The building was added to the National Register of Historic Places in 1986.

==History==
It was built in 1903–1904, and is a three-story, square stone building in the Classical Revival-style. It features a central projecting pediment with Ionic order columns and decorative Palladian window, an oversized molded cornice, and a hipped and gable roof with decorative brackets. The school was named after Abigail Vare, the mother of the three Vare Brothers (including William Scott Vare), who became politicians and contractors.

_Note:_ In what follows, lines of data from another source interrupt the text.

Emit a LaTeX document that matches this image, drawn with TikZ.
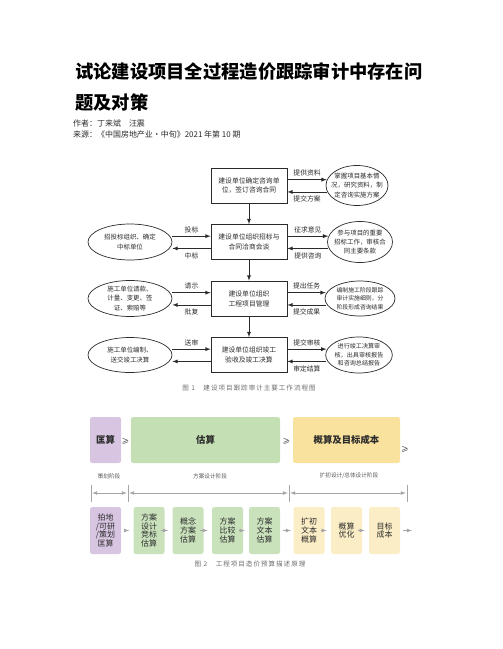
\documentclass[tikz,border=0pt]{standalone}
\usepackage{fontspec}
\setmainfont{Noto Sans CJK SC}
\usepackage{xcolor}
\usetikzlibrary{arrows,shapes,calc}
\definecolor{ink}{HTML}{2B2B2B}
\definecolor{capgray}{HTML}{6E6E6E}
\definecolor{purp}{HTML}{D8C5E1}
\definecolor{grn}{HTML}{C5DFB5}
\definecolor{yel}{HTML}{F8E29E}
\definecolor{grnlt}{HTML}{C9E2BC}
\definecolor{yellt}{HTML}{FBEDC6}

\begin{document}
\begin{tikzpicture}[x=0.03cm, y=-0.03cm, >=latex,
  box/.style={draw=ink, line width=0.6pt, minimum width=2.28cm, minimum height=1.05cm, align=center, inner sep=1pt, text=ink, font=\fontsize{5.8}{8.5}\selectfont},
  oval/.style={ellipse, draw=ink, line width=0.6pt, inner sep=0pt},
  otext/.style={align=center, inner sep=0pt, text=ink, font=\fontsize{5.5}{7.8}\selectfont},
  lab/.style={inner sep=0.5pt, text=ink, font=\fontsize{5.8}{7}\selectfont},
  conn/.style={->, draw=ink, line width=0.6pt},
  cost/.style={rounded corners=2pt, minimum height=1.38cm, text=ink, font=\fontsize{8}{9}\selectfont\bfseries},
  stage/.style={rounded corners=2pt, minimum width=0.93cm, minimum height=1.41cm, align=center, inner sep=0pt, text=ink, font=\fontsize{6.8}{7.4}\selectfont},
  phase/.style={inner sep=0pt, text=ink!80, font=\fontsize{4.8}{5}\selectfont},
  sarr/.style={->, draw=gray!70, line width=0.5pt},
  capt/.style={inner sep=0pt, text=capgray, font=\fontsize{5.6}{6}\selectfont\addfontfeature{LetterSpace=15}}]
\useasboundingbox (0,0) rectangle (502,649);

% title
\node[anchor=west, inner sep=0pt, font=\fontsize{15.6}{18}\selectfont\bfseries] (t1) at (75,72) {试论建设项目全过程造价跟踪审计中存在问};
\node[anchor=west, inner sep=0pt, font=\fontsize{15.6}{18}\selectfont\bfseries] (t2) at (75,102) {题及对策};
\node[anchor=west, inner sep=0pt, text=ink, font=\fontsize{6.8}{8}\selectfont] (au) at (73,123) {作者：丁来斌　汪震};
\node[anchor=west, inner sep=0pt, text=ink, font=\fontsize{6.8}{8}\selectfont] (src) at (73,134) {来源：《中国房地产业·中旬》2021 年第 10 期};

% figure 1
\node[box] (b1) at (249,185.5) {建设单位确定咨询单\\位，签订咨询合同};
\node[box] (b2) at (249,242) {建设单位组织招标与\\合同洽商会谈};
\node[box] (b3) at (249,298.5) {建设单位组织\\工程项目管理};
\node[box] (b4) at (249,355) {建设单位组织竣工\\验收及竣工决算};

\node[oval, minimum width=1.86cm, minimum height=1.2cm] (r1) at (357,185.5) {};
\node[otext] (r1t) at (r1) {掌握项目基本情\\况，研究资料，制\\定咨询实施方案};
\node[oval, minimum width=1.95cm, minimum height=1.23cm] (r2) at (360,242) {};
\node[otext] (r2t) at (r2) {参与项目的重要\\招标工作，审核合\\同主要条款};
\node[oval, minimum width=2.1cm, minimum height=1.05cm] (r3) at (360,298.5) {};
\node[otext, font=\fontsize{5}{7.4}\selectfont] (r3t) at (r3) {编制施工阶段跟踪\\审计实施细则，分\\阶段形成咨询结果};
\node[oval, minimum width=2.0cm, minimum height=1.08cm] (r4) at (359,355) {};
\node[otext, font=\fontsize{5.2}{7.4}\selectfont] (r4t) at (r4) {进行竣工决算审\\核，出具审核报告\\和咨询总结报告};

\node[oval, minimum width=2.52cm, minimum height=1.08cm] (l2) at (130,242) {};
\node[otext] (l2t) at (l2) {招投标组织、确定\\中标单位};
\node[oval, minimum width=2.52cm, minimum height=1.08cm] (l3) at (130,298.5) {};
\node[otext] (l3t) at (l3) {施工单位请款、\\计量、变更、签\\证、索赔等};
\node[oval, minimum width=2.52cm, minimum height=1.05cm] (l4) at (130,355) {};
\node[otext] (l4t) at (l4) {施工单位编制、\\送交竣工决算};

\foreach \a/\b in {1/2,2/3,3/4}
  \draw[conn] (b\a) -- (b\b);

\foreach \i/\u/\d in {1/提供资料/提交方案, 2/征求意见/提供咨询, 3/提出任务/提交成果, 4/提交审核/审定结算} {
  \draw[conn] ([yshift=5pt]b\i.east) -- node[lab, above=2pt] {\u} ([yshift=5pt,xshift=1pt]r\i.west);
  \draw[conn] ([yshift=-5.5pt,xshift=1pt]r\i.west) -- node[lab, below=2.5pt] {\d} ([yshift=-5.5pt]b\i.east);
}
\foreach \i/\u/\d in {2/投标/中标, 3/请示/批复} {
  \draw[conn] ([yshift=5pt]l\i.east) -- node[lab, above=2pt] {\u} ([yshift=5pt]b\i.west);
  \draw[conn] ([yshift=-5.5pt]b\i.west) -- node[lab, below=2.5pt] {\d} ([yshift=-5.5pt]l\i.east);
}
\draw[conn] ([yshift=5pt]l4.east) -- node[lab, above=2pt] {送审} ([yshift=5pt]b4.west);
\draw[conn] ([yshift=-5.5pt]b4.west) -- ([yshift=-5.5pt]l4.east);

\node[capt] (cap1) at (249,388) {图 1　建设项目跟踪审计主要工作流程图};

% figure 2
\node[cost, fill=purp, minimum width=0.93cm] (q1) at (105.5,440) {匡算};
\node[cost, fill=grn, minimum width=4.47cm] (q2) at (205.5,440) {估算};
\node[cost, fill=yel, minimum width=3.21cm] (q3) at (346.5,440) {概算及目标成本};
\node[lab, font=\fontsize{6.5}{7}\selectfont] (g1) at (125.5,442) {≥};
\node[lab, font=\fontsize{6.5}{7}\selectfont] (g2) at (286.5,442) {≥};
\node[lab, font=\fontsize{6.5}{7}\selectfont] (g3) at (405,450) {≥};

\node[phase] (f1) at (109,476) {策划阶段};
\node[phase] (f2) at (210,476) {方案设计阶段};
\node[phase] (f3) at (349,476) {扩初设计/总体设计阶段};
\coordinate (k1) at (91,493);
\coordinate (k2) at (128,493);
\coordinate (k3) at (289,493);
\coordinate (k4) at (407,493);
\foreach \k in {k1,k2,k3,k4}
  \draw[gray!70, line width=0.5pt] ($(\k)+(0,-8)$) -- ($(\k)+(0,9)$);
\foreach \a/\b in {k1/k2,k2/k3,k3/k4}
  \draw[<->, gray!70, line width=0.5pt, shorten <=1pt, shorten >=1pt] (\a) -- (\b);

\node[stage, fill=purp] (p1) at (105.5,530.5) {拍地\\/可研\\/策划\\匡算};
\node[stage, fill=grnlt] (p2) at (149,530.5) {方案\\设计\\竞标\\估算};
\node[stage, fill=grnlt] (p3) at (188,530.5) {概念\\方案\\估算};
\node[stage, fill=grnlt] (p4) at (227.5,530.5) {方案\\比较\\估算};
\node[stage, fill=grnlt] (p5) at (264.5,530.5) {方案\\文本\\估算};
\node[stage, fill=yellt] (p6) at (309,530.5) {扩初\\文本\\概算};
\node[stage, fill=yellt] (p7) at (346.5,530.5) {概算\\优化};
\node[stage, fill=yellt] (p8) at (384.5,530.5) {目标\\成本};
\coordinate (pe) at (412,530.5);
\foreach \a/\b in {p1/p2,p2/p3,p3/p4,p4/p5,p6/p7,p7/p8}
  \draw[sarr, shorten <=3.5pt, shorten >=3.5pt] (\a) -- (\b);
\draw[sarr, shorten <=2pt, shorten >=2pt] (p5) -- (p6);
\draw[sarr, shorten <=2.5pt] (p8) -- (pe);

\node[capt] (cap2) at (250,564) {图 2　工程项目造价预算描述原理};
\end{tikzpicture}
\end{document}
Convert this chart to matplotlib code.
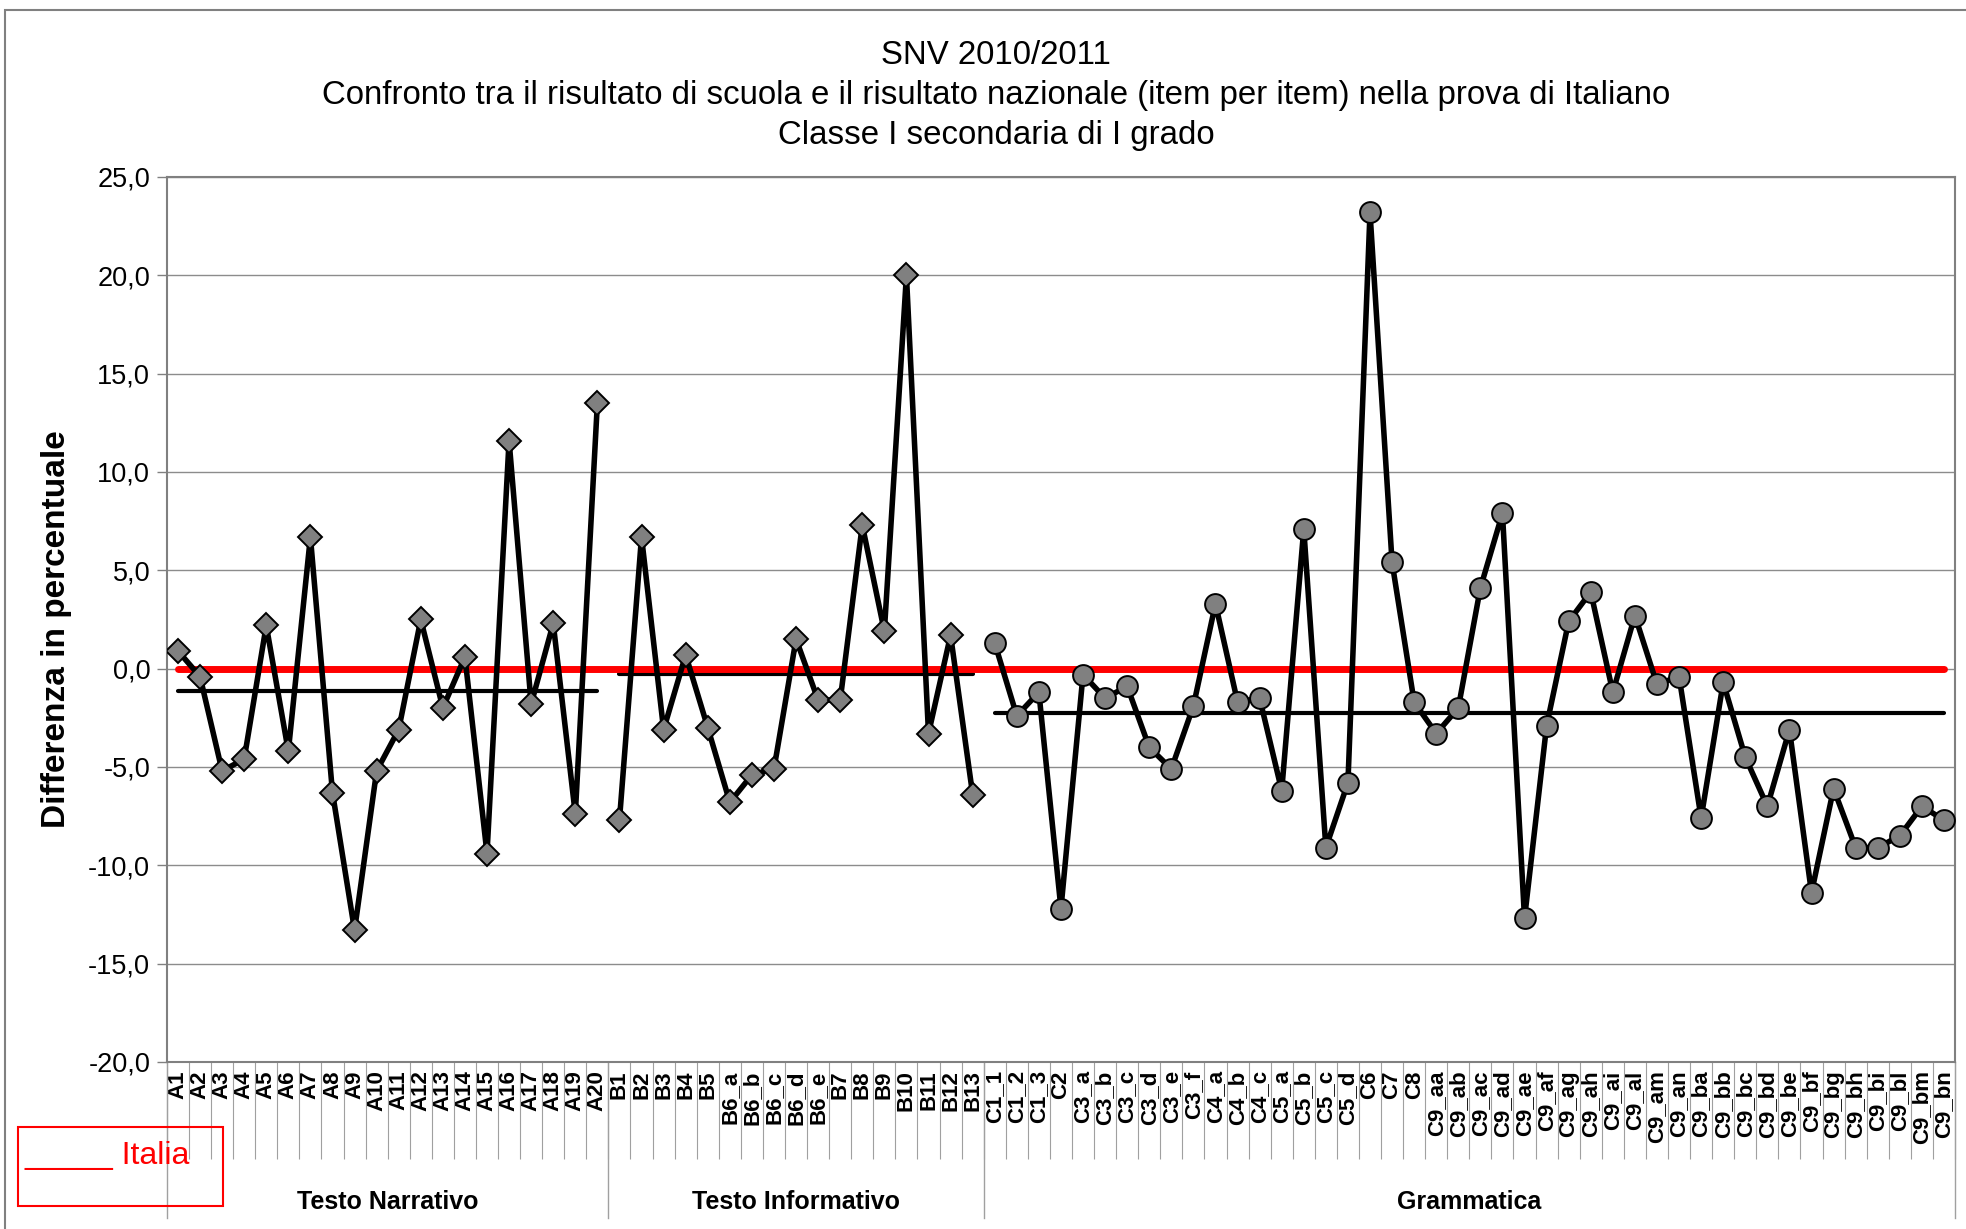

In December 2012 Superintendent William R. Hite Jr. presented a proposal that would close the George Washington School and move Abigail Vare School into Washington's building. At the time Washington's building was in a better condition compared to Vare's, while the Vare school had an academic performance superior to that of Washington's. In March 2013, the school district voted to close Washington. Abigail Vare School moved from its previous building to the former Washington building, and it is now known as Vare-Washington School.

After Washington-Vare moved to the former Washington school, the former Vare school remained vacant. The school district and the Philadelphia Industrial Development Corporation listed the Vare building for $2.5 million. Concordia Group, a company headquartered in Bethesda, Maryland, acquired the Vare building, along with Germantown High School and three other schools, for $6.8 million. The SRC voted on this sale in September 2014.

In 2015 Concordia Group announced that it wished to construct six townhouses next to the former Vare building and also convert Vare itself into 45 apartment units. The developer engaged in a community meeting with area residents, and it reduced the number of units to 41, in addition to reducing the amount of parking.